■ **Direction**
Please quote exactly the lines below from the line containing "Give me the matplotlib source for this chart." to the line containing "onshore, fixed_pv, tracking_pv]", both lines included, and nothing else.
Start of Input records
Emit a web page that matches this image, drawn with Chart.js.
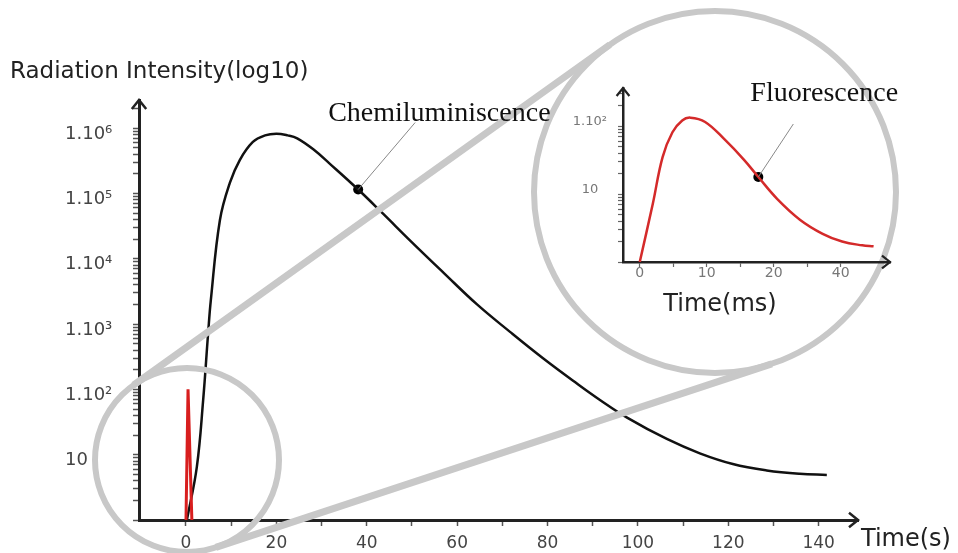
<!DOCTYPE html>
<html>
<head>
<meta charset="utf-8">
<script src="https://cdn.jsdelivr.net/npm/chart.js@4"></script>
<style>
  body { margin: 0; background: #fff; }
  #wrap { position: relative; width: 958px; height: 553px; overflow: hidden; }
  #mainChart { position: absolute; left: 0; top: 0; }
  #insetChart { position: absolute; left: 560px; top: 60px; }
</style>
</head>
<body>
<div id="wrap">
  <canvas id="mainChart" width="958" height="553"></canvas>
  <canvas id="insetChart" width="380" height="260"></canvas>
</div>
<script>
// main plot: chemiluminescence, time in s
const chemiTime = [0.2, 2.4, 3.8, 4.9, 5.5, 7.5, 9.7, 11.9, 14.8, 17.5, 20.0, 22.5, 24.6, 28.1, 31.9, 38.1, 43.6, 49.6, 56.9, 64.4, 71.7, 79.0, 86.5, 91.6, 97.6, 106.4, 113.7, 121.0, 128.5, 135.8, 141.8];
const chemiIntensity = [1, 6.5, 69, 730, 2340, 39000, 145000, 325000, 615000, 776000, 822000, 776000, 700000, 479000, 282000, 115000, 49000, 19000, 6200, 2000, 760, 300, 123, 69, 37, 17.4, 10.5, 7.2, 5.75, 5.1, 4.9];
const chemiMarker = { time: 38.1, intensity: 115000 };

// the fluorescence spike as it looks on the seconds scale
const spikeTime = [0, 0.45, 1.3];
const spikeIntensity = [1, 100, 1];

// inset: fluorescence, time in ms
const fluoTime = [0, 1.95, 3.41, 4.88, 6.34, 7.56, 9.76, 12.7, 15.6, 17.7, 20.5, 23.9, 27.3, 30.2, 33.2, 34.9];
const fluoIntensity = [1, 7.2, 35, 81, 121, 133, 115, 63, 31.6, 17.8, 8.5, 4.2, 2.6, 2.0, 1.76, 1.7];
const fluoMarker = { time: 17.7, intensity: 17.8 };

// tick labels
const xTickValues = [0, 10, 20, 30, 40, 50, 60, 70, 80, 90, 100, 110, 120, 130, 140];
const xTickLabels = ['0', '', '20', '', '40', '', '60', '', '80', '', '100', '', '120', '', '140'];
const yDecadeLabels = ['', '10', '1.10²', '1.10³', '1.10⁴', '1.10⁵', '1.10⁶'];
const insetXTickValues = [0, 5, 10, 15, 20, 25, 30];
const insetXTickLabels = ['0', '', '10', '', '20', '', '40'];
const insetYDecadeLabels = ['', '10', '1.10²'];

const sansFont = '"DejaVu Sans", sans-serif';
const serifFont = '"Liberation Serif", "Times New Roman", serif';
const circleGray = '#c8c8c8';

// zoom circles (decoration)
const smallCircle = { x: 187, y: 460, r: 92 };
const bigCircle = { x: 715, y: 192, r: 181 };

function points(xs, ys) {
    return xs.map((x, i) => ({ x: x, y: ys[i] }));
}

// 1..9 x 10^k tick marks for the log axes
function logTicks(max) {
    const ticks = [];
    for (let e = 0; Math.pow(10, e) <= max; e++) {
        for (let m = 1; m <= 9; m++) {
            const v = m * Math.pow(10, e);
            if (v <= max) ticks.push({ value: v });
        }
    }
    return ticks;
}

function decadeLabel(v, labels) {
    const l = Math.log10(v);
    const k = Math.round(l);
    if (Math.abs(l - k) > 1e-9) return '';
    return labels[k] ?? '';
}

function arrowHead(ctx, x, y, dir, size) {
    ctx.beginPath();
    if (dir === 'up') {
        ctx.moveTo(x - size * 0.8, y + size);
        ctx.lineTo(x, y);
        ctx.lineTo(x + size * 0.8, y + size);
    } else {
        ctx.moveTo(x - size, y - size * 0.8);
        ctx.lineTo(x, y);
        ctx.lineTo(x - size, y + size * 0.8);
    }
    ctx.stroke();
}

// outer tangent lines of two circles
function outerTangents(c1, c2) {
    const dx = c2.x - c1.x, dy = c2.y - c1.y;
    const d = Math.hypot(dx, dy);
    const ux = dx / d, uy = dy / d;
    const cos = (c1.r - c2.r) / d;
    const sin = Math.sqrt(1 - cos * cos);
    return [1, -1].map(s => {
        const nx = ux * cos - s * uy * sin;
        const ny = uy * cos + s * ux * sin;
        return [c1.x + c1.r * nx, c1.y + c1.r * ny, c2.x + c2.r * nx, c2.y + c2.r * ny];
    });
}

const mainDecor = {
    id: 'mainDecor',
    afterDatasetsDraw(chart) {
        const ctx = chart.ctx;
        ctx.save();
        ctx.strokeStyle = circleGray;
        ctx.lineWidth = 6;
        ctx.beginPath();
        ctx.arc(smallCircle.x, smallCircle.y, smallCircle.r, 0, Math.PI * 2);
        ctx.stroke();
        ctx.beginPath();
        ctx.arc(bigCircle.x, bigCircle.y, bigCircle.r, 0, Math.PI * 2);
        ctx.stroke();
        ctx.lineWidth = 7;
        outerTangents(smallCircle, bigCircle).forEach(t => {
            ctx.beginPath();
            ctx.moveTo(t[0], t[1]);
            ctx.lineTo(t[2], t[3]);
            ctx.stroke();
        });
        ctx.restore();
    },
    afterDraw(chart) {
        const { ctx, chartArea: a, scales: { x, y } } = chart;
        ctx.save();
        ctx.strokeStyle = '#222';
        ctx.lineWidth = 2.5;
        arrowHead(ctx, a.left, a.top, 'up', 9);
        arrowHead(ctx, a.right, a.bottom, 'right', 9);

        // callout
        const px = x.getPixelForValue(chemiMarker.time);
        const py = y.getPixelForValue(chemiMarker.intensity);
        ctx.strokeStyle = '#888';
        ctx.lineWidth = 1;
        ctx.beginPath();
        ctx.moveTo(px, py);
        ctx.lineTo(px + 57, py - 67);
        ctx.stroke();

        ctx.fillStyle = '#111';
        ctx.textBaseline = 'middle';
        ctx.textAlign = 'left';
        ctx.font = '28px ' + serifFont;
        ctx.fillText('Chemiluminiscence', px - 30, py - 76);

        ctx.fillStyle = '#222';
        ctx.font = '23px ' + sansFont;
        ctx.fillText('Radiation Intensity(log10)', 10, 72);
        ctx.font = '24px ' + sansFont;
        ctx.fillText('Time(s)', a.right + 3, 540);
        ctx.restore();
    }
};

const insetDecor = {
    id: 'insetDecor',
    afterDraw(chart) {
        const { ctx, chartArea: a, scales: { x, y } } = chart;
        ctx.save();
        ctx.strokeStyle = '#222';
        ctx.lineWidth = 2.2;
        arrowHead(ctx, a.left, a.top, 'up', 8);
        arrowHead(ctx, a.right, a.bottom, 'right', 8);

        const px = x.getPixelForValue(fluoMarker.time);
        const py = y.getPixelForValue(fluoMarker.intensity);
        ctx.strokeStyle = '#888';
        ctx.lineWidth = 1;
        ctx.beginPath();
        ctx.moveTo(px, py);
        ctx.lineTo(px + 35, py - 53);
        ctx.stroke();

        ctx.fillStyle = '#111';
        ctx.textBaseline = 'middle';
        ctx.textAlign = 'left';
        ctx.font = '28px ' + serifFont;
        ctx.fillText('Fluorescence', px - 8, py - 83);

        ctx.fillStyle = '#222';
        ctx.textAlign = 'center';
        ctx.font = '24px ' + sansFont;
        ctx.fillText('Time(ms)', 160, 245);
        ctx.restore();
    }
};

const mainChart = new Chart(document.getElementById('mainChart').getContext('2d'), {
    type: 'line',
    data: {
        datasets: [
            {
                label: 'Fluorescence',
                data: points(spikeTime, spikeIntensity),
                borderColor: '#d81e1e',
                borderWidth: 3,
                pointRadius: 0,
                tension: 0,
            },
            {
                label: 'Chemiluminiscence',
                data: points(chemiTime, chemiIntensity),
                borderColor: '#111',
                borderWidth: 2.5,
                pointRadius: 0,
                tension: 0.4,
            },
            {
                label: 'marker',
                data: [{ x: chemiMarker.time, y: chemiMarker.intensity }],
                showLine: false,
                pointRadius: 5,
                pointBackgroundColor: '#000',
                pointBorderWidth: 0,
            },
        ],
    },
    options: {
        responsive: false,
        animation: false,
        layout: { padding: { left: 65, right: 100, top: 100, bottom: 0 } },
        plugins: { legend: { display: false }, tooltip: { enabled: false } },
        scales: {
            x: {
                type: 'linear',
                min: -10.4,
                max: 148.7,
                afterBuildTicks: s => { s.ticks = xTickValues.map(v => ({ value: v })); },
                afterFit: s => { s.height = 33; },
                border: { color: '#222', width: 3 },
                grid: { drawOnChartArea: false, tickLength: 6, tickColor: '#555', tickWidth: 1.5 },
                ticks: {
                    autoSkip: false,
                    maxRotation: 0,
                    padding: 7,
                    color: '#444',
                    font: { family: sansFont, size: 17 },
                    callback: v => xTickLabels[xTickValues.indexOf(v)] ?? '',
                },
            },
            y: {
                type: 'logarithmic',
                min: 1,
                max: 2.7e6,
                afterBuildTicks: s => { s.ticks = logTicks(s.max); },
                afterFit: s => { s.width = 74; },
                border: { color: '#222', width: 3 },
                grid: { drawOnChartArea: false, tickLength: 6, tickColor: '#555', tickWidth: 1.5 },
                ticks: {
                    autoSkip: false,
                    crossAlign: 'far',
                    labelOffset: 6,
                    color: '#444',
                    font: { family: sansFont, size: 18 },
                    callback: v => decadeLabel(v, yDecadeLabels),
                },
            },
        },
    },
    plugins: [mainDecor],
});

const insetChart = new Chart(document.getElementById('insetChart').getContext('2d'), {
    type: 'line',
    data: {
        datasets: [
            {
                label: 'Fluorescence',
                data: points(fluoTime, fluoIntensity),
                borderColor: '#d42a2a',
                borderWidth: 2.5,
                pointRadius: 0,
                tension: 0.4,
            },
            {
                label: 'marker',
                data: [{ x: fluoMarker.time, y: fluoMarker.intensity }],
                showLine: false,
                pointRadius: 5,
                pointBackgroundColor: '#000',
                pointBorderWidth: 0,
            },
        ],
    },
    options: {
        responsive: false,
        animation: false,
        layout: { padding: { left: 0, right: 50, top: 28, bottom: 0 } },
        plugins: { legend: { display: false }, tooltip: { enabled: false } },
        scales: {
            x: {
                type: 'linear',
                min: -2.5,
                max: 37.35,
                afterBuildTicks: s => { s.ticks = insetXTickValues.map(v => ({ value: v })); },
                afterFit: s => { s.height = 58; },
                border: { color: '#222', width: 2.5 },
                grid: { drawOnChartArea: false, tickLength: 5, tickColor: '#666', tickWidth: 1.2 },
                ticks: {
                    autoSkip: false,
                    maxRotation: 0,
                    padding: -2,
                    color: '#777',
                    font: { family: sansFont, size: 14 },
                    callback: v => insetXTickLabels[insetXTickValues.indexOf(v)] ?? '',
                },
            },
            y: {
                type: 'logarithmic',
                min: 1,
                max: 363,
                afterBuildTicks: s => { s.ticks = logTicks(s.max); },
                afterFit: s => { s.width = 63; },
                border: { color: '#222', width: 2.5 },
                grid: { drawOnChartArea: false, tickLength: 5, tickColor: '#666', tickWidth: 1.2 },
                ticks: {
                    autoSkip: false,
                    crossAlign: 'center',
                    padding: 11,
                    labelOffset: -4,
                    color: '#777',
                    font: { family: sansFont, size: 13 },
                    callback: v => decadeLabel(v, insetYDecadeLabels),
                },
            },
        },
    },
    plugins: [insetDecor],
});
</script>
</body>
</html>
End of Input records
Start of Input records
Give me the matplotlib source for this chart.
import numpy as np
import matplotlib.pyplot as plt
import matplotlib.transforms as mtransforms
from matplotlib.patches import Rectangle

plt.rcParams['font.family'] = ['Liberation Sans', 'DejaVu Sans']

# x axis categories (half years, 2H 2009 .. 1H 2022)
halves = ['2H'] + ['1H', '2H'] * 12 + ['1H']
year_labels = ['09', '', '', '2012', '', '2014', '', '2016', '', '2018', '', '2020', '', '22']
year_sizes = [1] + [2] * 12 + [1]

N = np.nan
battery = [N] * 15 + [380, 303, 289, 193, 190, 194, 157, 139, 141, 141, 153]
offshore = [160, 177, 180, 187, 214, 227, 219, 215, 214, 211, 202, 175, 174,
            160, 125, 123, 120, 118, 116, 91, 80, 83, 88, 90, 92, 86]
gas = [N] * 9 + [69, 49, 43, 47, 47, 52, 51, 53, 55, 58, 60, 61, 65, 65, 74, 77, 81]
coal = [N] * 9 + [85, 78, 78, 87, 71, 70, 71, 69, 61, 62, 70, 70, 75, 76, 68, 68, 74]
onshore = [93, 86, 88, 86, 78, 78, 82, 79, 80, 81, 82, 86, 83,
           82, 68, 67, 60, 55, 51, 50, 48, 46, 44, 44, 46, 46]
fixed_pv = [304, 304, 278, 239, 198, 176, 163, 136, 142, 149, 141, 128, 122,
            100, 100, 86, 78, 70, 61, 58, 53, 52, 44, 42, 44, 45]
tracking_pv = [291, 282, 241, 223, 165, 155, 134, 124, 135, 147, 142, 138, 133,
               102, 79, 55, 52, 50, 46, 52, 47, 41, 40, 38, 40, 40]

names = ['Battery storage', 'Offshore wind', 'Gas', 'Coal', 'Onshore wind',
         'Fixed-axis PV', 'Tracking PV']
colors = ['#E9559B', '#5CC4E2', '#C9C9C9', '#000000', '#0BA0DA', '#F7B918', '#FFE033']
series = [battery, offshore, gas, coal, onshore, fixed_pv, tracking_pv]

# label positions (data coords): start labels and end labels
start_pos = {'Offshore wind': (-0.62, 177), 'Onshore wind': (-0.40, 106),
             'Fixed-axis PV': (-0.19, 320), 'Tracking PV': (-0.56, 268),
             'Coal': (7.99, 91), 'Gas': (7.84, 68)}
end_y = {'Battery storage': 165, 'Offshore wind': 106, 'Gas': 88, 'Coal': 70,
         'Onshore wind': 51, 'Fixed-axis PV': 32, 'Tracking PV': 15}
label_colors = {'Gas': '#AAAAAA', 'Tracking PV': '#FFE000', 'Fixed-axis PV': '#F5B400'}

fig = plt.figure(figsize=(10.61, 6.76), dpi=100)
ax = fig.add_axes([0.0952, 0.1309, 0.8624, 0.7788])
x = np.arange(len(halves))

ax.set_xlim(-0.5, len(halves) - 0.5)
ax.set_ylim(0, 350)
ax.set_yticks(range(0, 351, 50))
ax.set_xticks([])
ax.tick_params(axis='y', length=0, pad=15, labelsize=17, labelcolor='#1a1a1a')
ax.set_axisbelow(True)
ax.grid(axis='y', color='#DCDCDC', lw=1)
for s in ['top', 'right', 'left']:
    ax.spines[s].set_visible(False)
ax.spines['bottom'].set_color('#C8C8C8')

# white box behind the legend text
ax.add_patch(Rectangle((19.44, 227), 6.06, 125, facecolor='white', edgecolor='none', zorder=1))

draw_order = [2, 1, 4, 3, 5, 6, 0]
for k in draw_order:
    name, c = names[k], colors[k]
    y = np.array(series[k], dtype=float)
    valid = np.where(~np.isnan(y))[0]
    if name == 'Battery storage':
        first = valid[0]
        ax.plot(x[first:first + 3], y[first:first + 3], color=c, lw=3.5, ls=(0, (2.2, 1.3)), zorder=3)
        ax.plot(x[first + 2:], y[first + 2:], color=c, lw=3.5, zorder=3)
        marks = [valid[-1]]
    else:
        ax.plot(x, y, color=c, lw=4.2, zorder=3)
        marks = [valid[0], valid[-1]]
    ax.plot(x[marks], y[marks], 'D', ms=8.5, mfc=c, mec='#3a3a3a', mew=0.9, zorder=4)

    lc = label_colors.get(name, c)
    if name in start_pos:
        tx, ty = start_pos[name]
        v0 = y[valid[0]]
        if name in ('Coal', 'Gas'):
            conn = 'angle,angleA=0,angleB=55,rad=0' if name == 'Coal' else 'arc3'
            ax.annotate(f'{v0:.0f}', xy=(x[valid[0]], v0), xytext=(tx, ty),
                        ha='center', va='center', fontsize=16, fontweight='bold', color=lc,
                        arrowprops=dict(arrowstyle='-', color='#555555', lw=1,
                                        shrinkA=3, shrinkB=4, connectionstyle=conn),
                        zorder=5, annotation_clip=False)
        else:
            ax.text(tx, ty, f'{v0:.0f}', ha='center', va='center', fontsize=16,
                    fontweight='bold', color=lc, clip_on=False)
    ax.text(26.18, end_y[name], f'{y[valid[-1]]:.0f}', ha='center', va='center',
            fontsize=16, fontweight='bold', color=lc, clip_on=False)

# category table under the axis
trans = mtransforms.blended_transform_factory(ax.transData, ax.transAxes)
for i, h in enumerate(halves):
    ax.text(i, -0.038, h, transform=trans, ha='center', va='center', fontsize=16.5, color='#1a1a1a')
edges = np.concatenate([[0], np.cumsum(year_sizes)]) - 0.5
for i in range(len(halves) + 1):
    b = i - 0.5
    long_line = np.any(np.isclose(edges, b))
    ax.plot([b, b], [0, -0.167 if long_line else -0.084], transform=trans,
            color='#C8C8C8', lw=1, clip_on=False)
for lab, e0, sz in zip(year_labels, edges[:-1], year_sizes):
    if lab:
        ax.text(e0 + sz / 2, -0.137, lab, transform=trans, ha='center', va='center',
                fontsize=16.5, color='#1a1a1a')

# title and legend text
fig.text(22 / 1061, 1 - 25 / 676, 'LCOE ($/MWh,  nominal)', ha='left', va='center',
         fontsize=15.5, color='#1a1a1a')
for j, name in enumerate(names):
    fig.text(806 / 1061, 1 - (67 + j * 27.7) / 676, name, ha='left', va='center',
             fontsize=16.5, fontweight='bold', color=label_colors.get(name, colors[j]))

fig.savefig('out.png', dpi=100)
End of Input records
Start of Input records
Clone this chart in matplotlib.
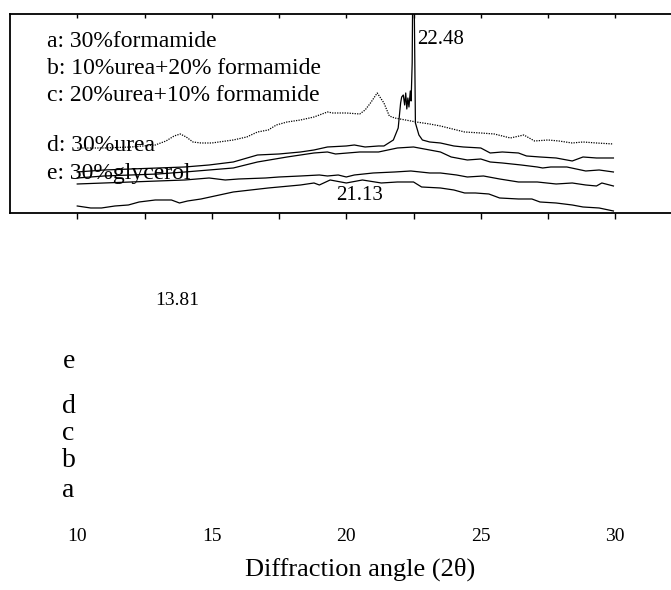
End of Input records
■ **Written reply**
Give me the matplotlib source for this chart.
import numpy as np
import matplotlib.pyplot as plt
import matplotlib.transforms as mtransforms
from matplotlib.patches import Rectangle

plt.rcParams['font.family'] = ['Liberation Sans', 'DejaVu Sans']

# x axis categories (half years, 2H 2009 .. 1H 2022)
halves = ['2H'] + ['1H', '2H'] * 12 + ['1H']
year_labels = ['09', '', '', '2012', '', '2014', '', '2016', '', '2018', '', '2020', '', '22']
year_sizes = [1] + [2] * 12 + [1]

N = np.nan
battery = [N] * 15 + [380, 303, 289, 193, 190, 194, 157, 139, 141, 141, 153]
offshore = [160, 177, 180, 187, 214, 227, 219, 215, 214, 211, 202, 175, 174,
            160, 125, 123, 120, 118, 116, 91, 80, 83, 88, 90, 92, 86]
gas = [N] * 9 + [69, 49, 43, 47, 47, 52, 51, 53, 55, 58, 60, 61, 65, 65, 74, 77, 81]
coal = [N] * 9 + [85, 78, 78, 87, 71, 70, 71, 69, 61, 62, 70, 70, 75, 76, 68, 68, 74]
onshore = [93, 86, 88, 86, 78, 78, 82, 79, 80, 81, 82, 86, 83,
           82, 68, 67, 60, 55, 51, 50, 48, 46, 44, 44, 46, 46]
fixed_pv = [304, 304, 278, 239, 198, 176, 163, 136, 142, 149, 141, 128, 122,
            100, 100, 86, 78, 70, 61, 58, 53, 52, 44, 42, 44, 45]
tracking_pv = [291, 282, 241, 223, 165, 155, 134, 124, 135, 147, 142, 138, 133,
               102, 79, 55, 52, 50, 46, 52, 47, 41, 40, 38, 40, 40]

names = ['Battery storage', 'Offshore wind', 'Gas', 'Coal', 'Onshore wind',
         'Fixed-axis PV', 'Tracking PV']
colors = ['#E9559B', '#5CC4E2', '#C9C9C9', '#000000', '#0BA0DA', '#F7B918', '#FFE033']
series = [battery, offshore, gas, coal, onshore, fixed_pv, tracking_pv]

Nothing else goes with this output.